Time Code



Time Code
Rating:

Reviewed by:
Eric Alt



You know that picture-in-picture technology on some TVs that lets you watch two programs at the same time? Now imagine that same concept, only with four screens going at once and the action constantly intersecting and overlapping. (Our kind of fun: The cast of Friends is suddenly taken out by the Rams’ defensive line? What about V.I.P. getting overrun by a pack of crazed Discovery channel baboons?) Mike Figgis (Leaving Las Vegas) shot Time Code on four synchronized digital cameras, with the action unfolding in real time (93 minutes, exactly the amount of time a digital camera can shoot uninterrupted). With no editing, the story unfolds from nearly every conceivable point of view at the same time. As a film for study, it’s pretty damn fascinating. As entertainment, it sucks.
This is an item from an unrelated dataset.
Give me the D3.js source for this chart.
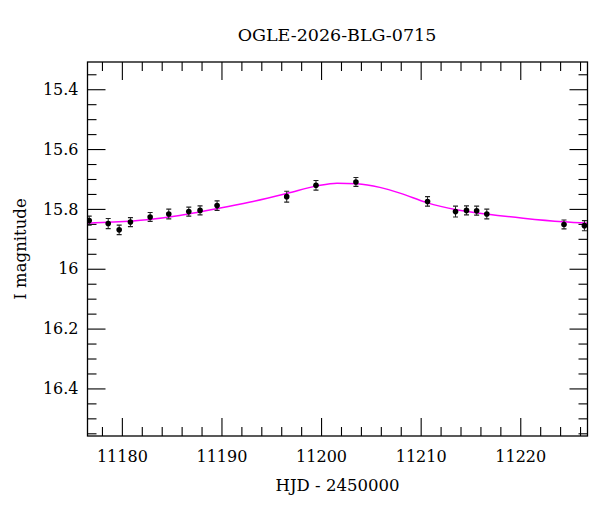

When the movie opens, there’s a moment of total sensory overload that eventually dissipates as your higher functions adjust to compensate. The true success of Time Code lies in how the sound highlights the action; pieces of the soundtrack rise and fall, pointing you toward important developments or dialogue in one corner of the screen. It’s a neat trick, and we found ourselves admiring the subtle sound cues rather than watching any given sequence, but this formula equates to a bucket-load o’ style with very little substance. The story itself is pretty old hat: L.A. types (clueless movie producers, drug-addled directors, lesbian actresses, and general eccentrics) converge in and around a studio during an earthquake-riddled day. The “caught on tape” style of shooting and mostly improvised dialogue lends the story a realistic feel—Holly Hunter practically blends into the scenery as a mousy studio exec, and she’s arguably the biggest star in the piece—but there’s not enough to sink your teeth into.

There are moments that work (Julian Sands’ masseuse is a great running gag, and you can’t complain about a Salma Hayek–Jeanne Tripplehorn make-out session) and moments that don’t (a zombie-like Saffron Burrows and an utterly ridiculous climax that ruins any realism the film had going for it). Ultimately, Time Code is an interesting experiment that will no doubt make many a snot-faced film student cream in his pants.